The challenge for plant owners, managers and engineers is how to proceed with the safe and cost-effective management of their redundant assets, whilst minimising any environmental impact.

Operators often assume that there are limited options when closing a facility and many simply ask a local contractor for a ‘demolition’ price, before deciding whether to proceed with the exercise or not. Naturally plant owners wish to avoid abortive or non-essential spend yet delaying projects that are deemed unaffordable is not always the most appropriate solution. They will inevitably have to be tackled at a later date and in most cases at an overall increased cost due to continuing liabilities such as hazardous material containment, security provisions, regulatory compliance feed, care and maintenance costs, plus the burden of unavoidable overheads such as local authority building rates.

Other companies may initially try to sell their plant in-situ in an attempt to pursue a relatively ‘pain free’ site exit and where possible protect employees’ jobs. But in truth this course of action may not result in the highest possible commercial outcome, and if a buyer is not found processing firms may struggle to know what to do next.

Difficulties lie in making well-founded decisions about the future, especially at a time when pressures are mounting or there are knowledge gaps. Specialist tools such as feasibility studies therefore play a crucial role in the development of safe yet commercially sound redundant asset management plans.

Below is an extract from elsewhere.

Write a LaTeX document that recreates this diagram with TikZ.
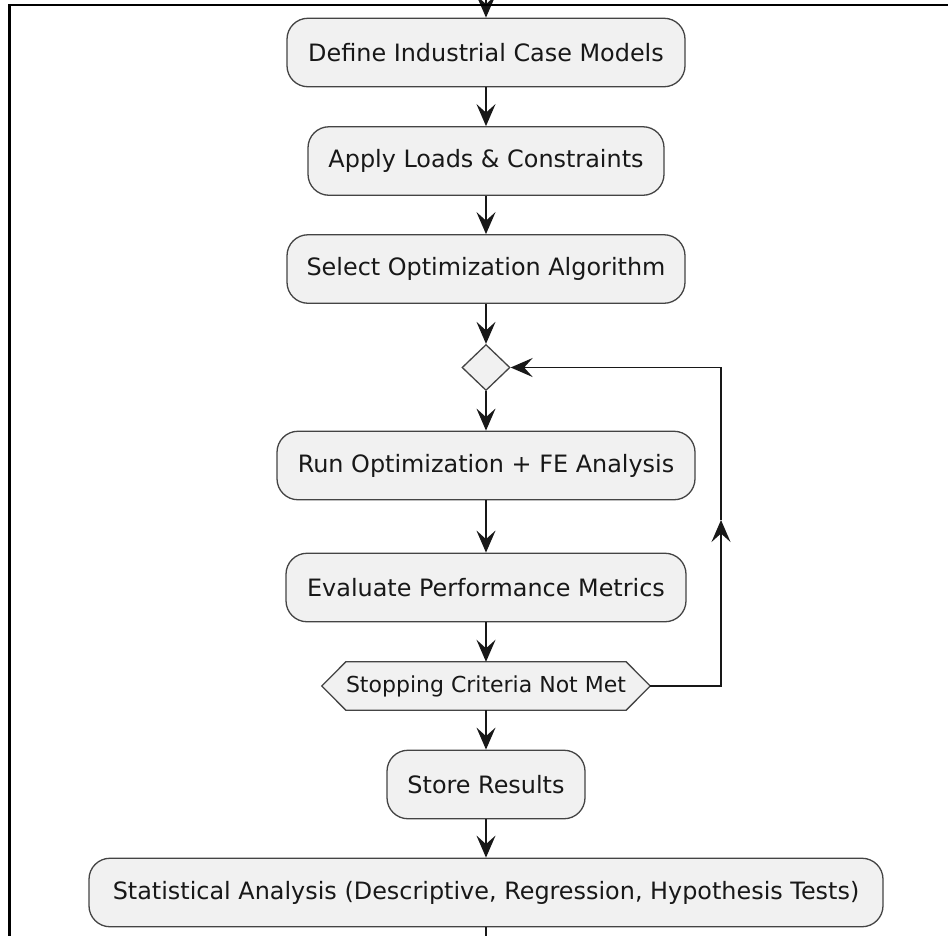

The concept of the feasibility study is not new. For decades it has been regarded as a useful investigative exercise that generates reliable site and plant-specific data from which informed decisions can be made. But its widespread application is rapidly increasing, predominantly due to its ability to present previously unexplored solutions for even the most complex of plant closure projects.

By assessing every risk and exploring every opportunity these strategic management tools remove an element of the unknown and provide an insightful starting point from which value-adding business decisions can be made.

Leaders in cast iron technology Saint-Gobain PAM UK for example had initially thought that the cost to deplant and demolish its former Central Melting Plant and adjacent Hallam plant in Ilkeston would be excessive and prohibitive. Yet having ceased production in 2006 the mothballed heavy industrial posed a number of ongoing security and safety issues, therefore a series of feasibility studies was carried out investigate and cost the different solutions available to Saint-Gobain.

A number of opportunities were identified and it became apparent that the safest and most financially gainful solution was complete clearance of the site, which would generate sufficient funds from scrap materials to cover project costs and actually be cash generative.

Of course every project is different, however the goal should always be to maximise the return on assets where possible and safe to do so. It all comes back to the same thing – knowledge is power. Therefore informed and considered project strategies that involve the right people with the right engineering skill-set and experience, will help to ensure a safe, fully-integrated and professional approach, not to mention legislative compliance.